I read an interesting law review article for my Famous Minority Professor class (I gotta hand it to her, she at least knows my name) that postulated that one of the reasons why so many Crimson law students end up in corporate law is that the firms want us, and we know it. After a first year of anonymity, blind-grading, single-test-focused measurement of performance, large classes, and (some) ridiculous corner-of-the-eye competitiveness (there's guy in my section who won't share an A answer from last year's test with even his closest friends), the ego-stroking and arched-back purring that accompanies corporate recruitment is a balm to the weary second year's soul. They like us! They want us! Finally, some recognition that there are rewards to this alienating, de-personifying, boring-ass, straining-out-of-emotions-and-morals process!

It's an interesting thought. I get concerned, you know, about being drawn into an environment where the intellectual satisfaction justifies a disheartening lack of concern for social issues. (Oh, Famous Minority Professor! You and your critical legal studies ways have gotten to me!) I'm SO not an activist. And I know there are lots of ways to contribute to the betterment of the world, to the lives of other people: donations, for one. And it's easy to be too simplistic about this, because even the classic "villains" of white collar American society, corporations, provide jobs to people, make the wheels of this capitalist world go 'round, etc. There are all those arguments that capitalism and democracy skip alongside each other, hand in hand.
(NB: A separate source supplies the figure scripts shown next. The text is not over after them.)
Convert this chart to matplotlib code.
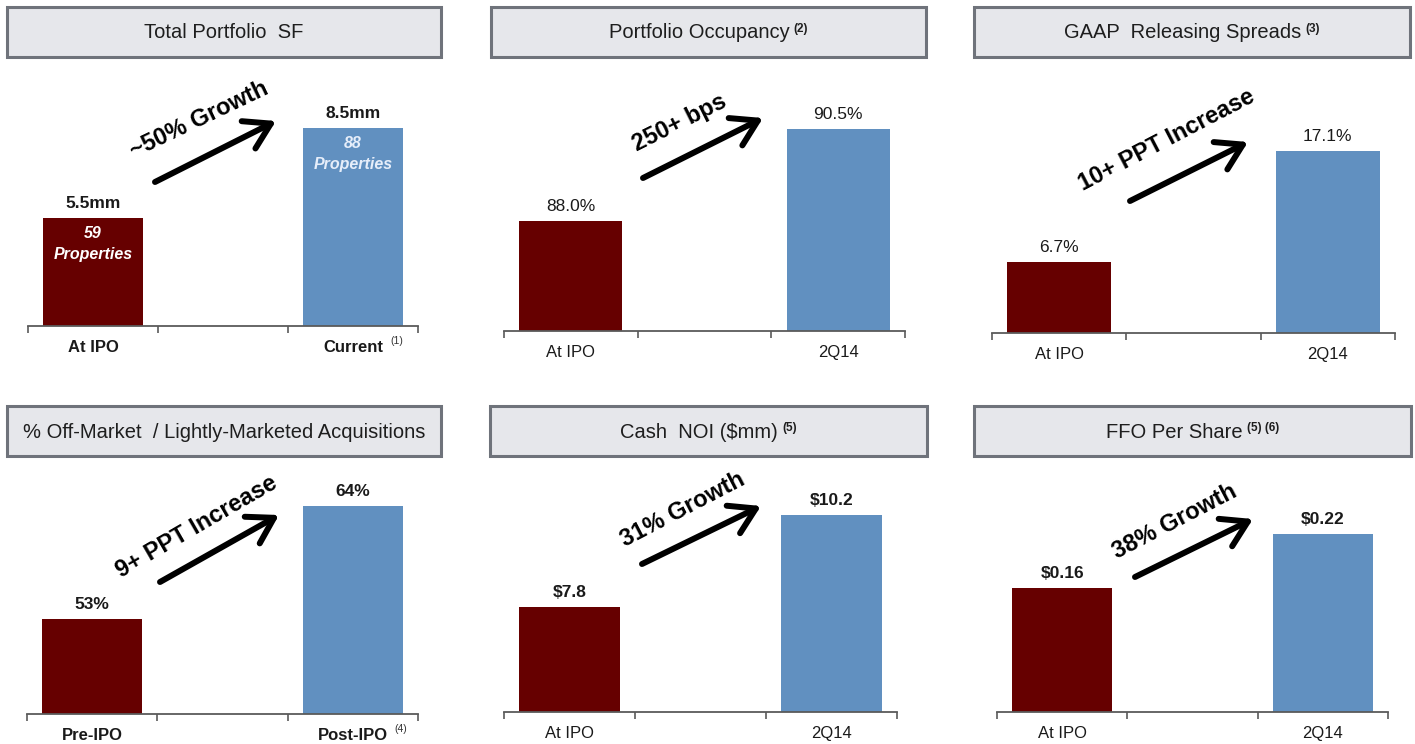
import matplotlib
matplotlib.use('Agg')
import matplotlib.pyplot as plt
from matplotlib.patches import Rectangle

plt.rcParams['font.family'] = ['Liberation Sans', 'DejaVu Sans']

# ---- data ----
titles = ['Total Portfolio  SF', 'Portfolio Occupancy', 'GAAP  Releasing Spreads',
          '% Off-Market  / Lightly-Marketed Acquisitions', 'Cash  NOI ($mm)', 'FFO Per Share']
title_notes = ['', '(2)', '(3)', '', '(5)', '(5) (6)']
left_cats = ['At IPO', 'At IPO', 'At IPO', 'Pre-IPO', 'At IPO', 'At IPO']
right_cats = ['Current', '2Q14', '2Q14', 'Post-IPO', '2Q14', '2Q14']
right_cat_notes = ['(1)', '', '', '(4)', '', '']
left_values = [5.5, 88.0, 6.7, 53, 7.8, 0.16]
right_values = [8.5, 90.5, 17.1, 64, 10.2, 0.22]
left_labels = ['5.5mm', '88.0%', '6.7%', '53%', '$7.8', '$0.16']
right_labels = ['8.5mm', '90.5%', '17.1%', '64%', '$10.2', '$0.22']
inner_left = ['59\nProperties', '', '', '', '', '']
inner_right = ['88\nProperties', '', '', '', '', '']
growth_labels = ['~50% Growth', '250+ bps', '10+ PPT Increase', '9+ PPT Increase',
                 '31% Growth', '38% Growth']

# ---- layout (pixels of the 1415x744 canvas) ----
W, H = 1415, 744
box_x = [(7, 441), (491, 926), (974, 1410), (7, 441), (490, 927), (974, 1411)]
box_top = [7, 7, 7, 406, 406, 406]
box_h = 50
ax_x = [(28, 418), (504, 905), (992, 1395), (27, 418), (504, 897), (997, 1388)]
ax_base = [326, 331, 333, 714, 712, 712]
ax_top = [75, 75, 75, 470, 470, 470]
ylims = [(1.9, 10.27), (85.0, 91.96), (0, 24.25), (43.75, 67.51), (5.06, 11.37), (0.0222, 0.291)]
value_weight = ['bold', 'normal', 'normal', 'bold', 'bold', 'bold']
cat_weight = ['bold', 'normal', 'normal', 'bold', 'normal', 'normal']
arrows = [((155, 182), (276, 121)), ((643, 178), (763, 118)), ((1130, 201), (1248, 142)),
          ((160, 582), (279, 515)), ((642, 564), (761, 506)), ((1135, 577), (1253, 519))]
growth_pos = [(199, 120, 25.5), (680, 123, 26.5), (1167, 140, 27.5), (197, 527, 30),
              (683, 510, 27.5), (1175, 522, 27.5)]

red = '#660000'
blue = '#6190c0'
axis_grey = '#5a5a5a'

fig = plt.figure(figsize=(W / 100, H / 100), dpi=100)
fig.patch.set_facecolor('white')

title_pairs = []
for i in range(6):
    # title box
    x0, x1 = box_x[i]
    rect = Rectangle((x0 / W, 1 - (box_top[i] + box_h) / H), (x1 - x0) / W, box_h / H,
                     transform=fig.transFigure, facecolor='#e6e7eb', edgecolor='#6f737b', lw=2.2)
    fig.add_artist(rect)
    t = fig.text((x0 + x1) / 2 / W, 1 - (box_top[i] + box_h / 2 + 1) / H, titles[i],
                 ha='center', va='center', fontsize=14.5, color='#1e1e1e')
    if title_notes[i]:
        n = fig.text(0, 0, title_notes[i], fontsize=8.5, fontweight='bold', color='#1e1e1e',
                     ha='left', va='center')
        n.set_transform(matplotlib.transforms.IdentityTransform())
        title_pairs.append((t, n))

    # chart axes
    a0, a1 = ax_x[i]
    ax = fig.add_axes([a0 / W, 1 - ax_base[i] / H, (a1 - a0) / W, (ax_base[i] - ax_top[i]) / H])
    ax.set_facecolor('none')
    ax.bar([0, 2], [left_values[i], right_values[i]], width=0.77, color=[red, blue])
    ax.set_xlim(-0.5, 2.5)
    ax.set_ylim(*ylims[i])
    for s in ['top', 'right', 'left']:
        ax.spines[s].set_visible(False)
    ax.spines['bottom'].set_color(axis_grey)
    ax.spines['bottom'].set_linewidth(1.3)
    ax.set_yticks([])
    ax.set_xticks([-0.5, 0.5, 1.5, 2.5])
    ax.set_xticklabels([])
    ax.tick_params(axis='x', length=5, width=1.2, color=axis_grey, direction='out')

    # value labels
    for xv, v, lab in [(0, left_values[i], left_labels[i]), (2, right_values[i], right_labels[i])]:
        ax.annotate(lab, xy=(xv, v), xytext=(0, 5), textcoords='offset points',
                    ha='center', va='bottom', fontsize=12.5, fontweight=value_weight[i],
                    color='#1a1a1a', annotation_clip=False)

    # text inside bars
    for xv, v, lab, c in [(0, left_values[i], inner_left[i], 'white'),
                          (2, right_values[i], inner_right[i], '#e6eefa')]:
        if lab:
            ax.annotate(lab, xy=(xv, v), xytext=(0, -6), textcoords='offset points',
                        ha='center', va='top', fontsize=11.5, fontweight='bold',
                        fontstyle='italic', color=c, linespacing=1.5)

    # category labels
    ax.annotate(left_cats[i], xy=(0, 0), xycoords=('data', 'axes fraction'),
                xytext=(0, -10), textcoords='offset points', ha='center', va='top',
                fontsize=12, fontweight=cat_weight[i], color='#1a1a1a',
                annotation_clip=False)
    cr = ax.annotate(right_cats[i], xy=(2, 0), xycoords=('data', 'axes fraction'),
                     xytext=(0, -10), textcoords='offset points', ha='center', va='top',
                     fontsize=12, fontweight=cat_weight[i], color='#1a1a1a',
                     annotation_clip=False)
    if right_cat_notes[i]:
        ax.annotate(right_cat_notes[i], xy=(1, 0.95), xycoords=cr, xytext=(5, 0),
                    textcoords='offset points', ha='left', va='center', fontsize=7.5,
                    color='#333333')

    # growth arrow + label
    (sx, sy), (ex, ey) = arrows[i]
    fig.add_artist(matplotlib.patches.FancyArrowPatch(
        (sx / W, 1 - sy / H), (ex / W, 1 - ey / H), transform=fig.transFigure,
        arrowstyle='->,head_length=0.9,head_width=0.55', mutation_scale=20,
        lw=4.3, color='black', shrinkA=0, shrinkB=0))
    gx, gy, ang = growth_pos[i]
    fig.text(gx / W, 1 - gy / H, growth_labels[i], rotation=ang, rotation_mode='anchor',
             ha='center', va='center', fontsize=17, fontweight='bold', color='black')

# place title footnotes right after their titles and re-centre the pair
fig.canvas.draw()
r = fig.canvas.get_renderer()
for t, n in title_pairs:
    nw = n.get_window_extent(r).width
    x, y = t.get_position()
    t.set_position((x - (nw + 4) / 2 / W, y))
    bb = t.get_window_extent(r)
    n.set_position((bb.x1 + 4, bb.y0 + bb.height * 0.72))

fig.savefig('out.png', dpi=100, facecolor='white')
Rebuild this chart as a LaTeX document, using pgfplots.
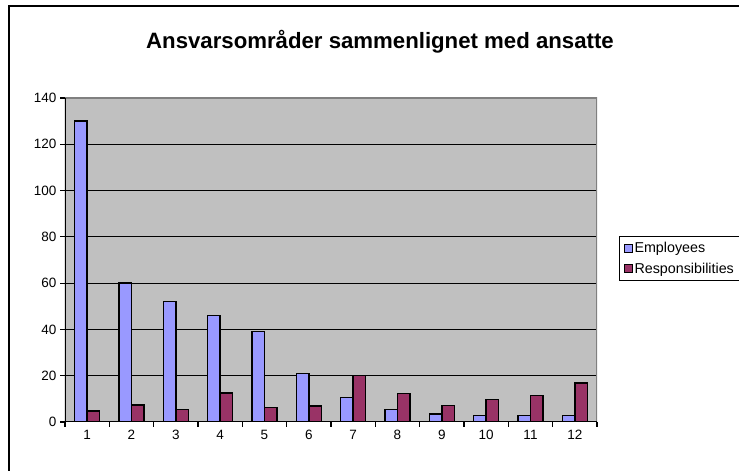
\documentclass[border=0pt]{standalone}
\usepackage{pgfplots}
\pgfplotsset{compat=1.18}
\usepackage{fontspec}
\setmainfont{Liberation Sans}
\definecolor{empcol}{HTML}{9999FF}
\definecolor{respcol}{HTML}{993366}
\definecolor{plotbg}{HTML}{C0C0C0}
\definecolor{bordergray}{HTML}{808080}
\pgfplotsset{sqlegend/.style={legend image code/.code={\draw[##1,line width=0.9pt] (0pt,-4pt) rectangle (8pt,4pt);}}}

\begin{document}
\begin{tikzpicture}[x=1pt,y=1pt]
\useasboundingbox (0,0) rectangle (739,471);
\draw[line width=2pt] (9,0) -- (9,465) -- (739,465);
\node[font=\fontsize{22.2}{26}\selectfont\bfseries] at (380,429) {Ansvarsområder sammenlignet med ansatte};
\begin{axis}[
  at={(65pt,49pt)}, anchor=south west,
  scale only axis, width=532pt, height=324pt,
  ybar=0pt, bar width=12.5pt,
  xmin=0.5, xmax=12.5, ymin=0, ymax=140,
  xtick={1,...,12}, minor xtick={0.5,1.5,...,12.5},
  ytick={0,20,...,140},
  xtick pos=bottom, ytick pos=left,
  major x tick style={draw=none},
  tick align=outside,
  major tick length=5pt, minor tick length=5pt,
  tick style={black, line width=1.2pt},
  axis background/.style={fill=plotbg},
  axis line style={draw=none},
  ymajorgrids, grid style={black, line width=1pt},
  /pgf/number format/assume math mode=true,
  tick label style={font=\fontsize{13.5}{16}\selectfont},
  legend style={at={(1.0414,0.5046)}, anchor=west, draw=black, line width=1.2pt,
    font=\fontsize{14.3}{17}\selectfont, row sep=5pt, inner sep=4pt},
  legend cell align=left,
]
\addplot[fill=empcol, draw=black, line width=1.5pt, sqlegend]
  coordinates {(1,130) (2,60) (3,52) (4,46) (5,39) (6,21) (7,10.5) (8,5.5) (9,3.5) (10,2.8) (11,2.8) (12,2.8)};
\addlegendentry{Employees}
\addplot[fill=respcol, draw=black, line width=1.5pt, sqlegend]
  coordinates {(1,4.7) (2,7.3) (3,5.5) (4,12.5) (5,6.3) (6,7) (7,20) (8,12.3) (9,7.2) (10,9.7) (11,11.5) (12,16.8)};
\addlegendentry{Responsibilities}
\draw[bordergray, line width=2pt] (rel axis cs:0,1) -- (rel axis cs:1,1) -- (rel axis cs:1,0);
\draw[black, line width=1.5pt] (rel axis cs:0,1) -- (rel axis cs:0,0) -- (rel axis cs:1,0);
\end{axis}
\end{tikzpicture}
\end{document}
Eh. I don't know about all that stuff. I just hope I do more good than harm in this world.

And now, it is time for me to go back to studying torts. I got a bad feeling about this test. Me and economic and philosophy don't get along too good. And I left too little time to study -- made the classic mistake of spending too much time on the first topic I studied (crim) AND approached this test the un-smart way: instead of looking at old tests first, I stupidly went through all my notes. ACK. Bluagh. Screwed!

(But I'm gonna get a six-figure salary job as long as I don't fail, so what does it matter?)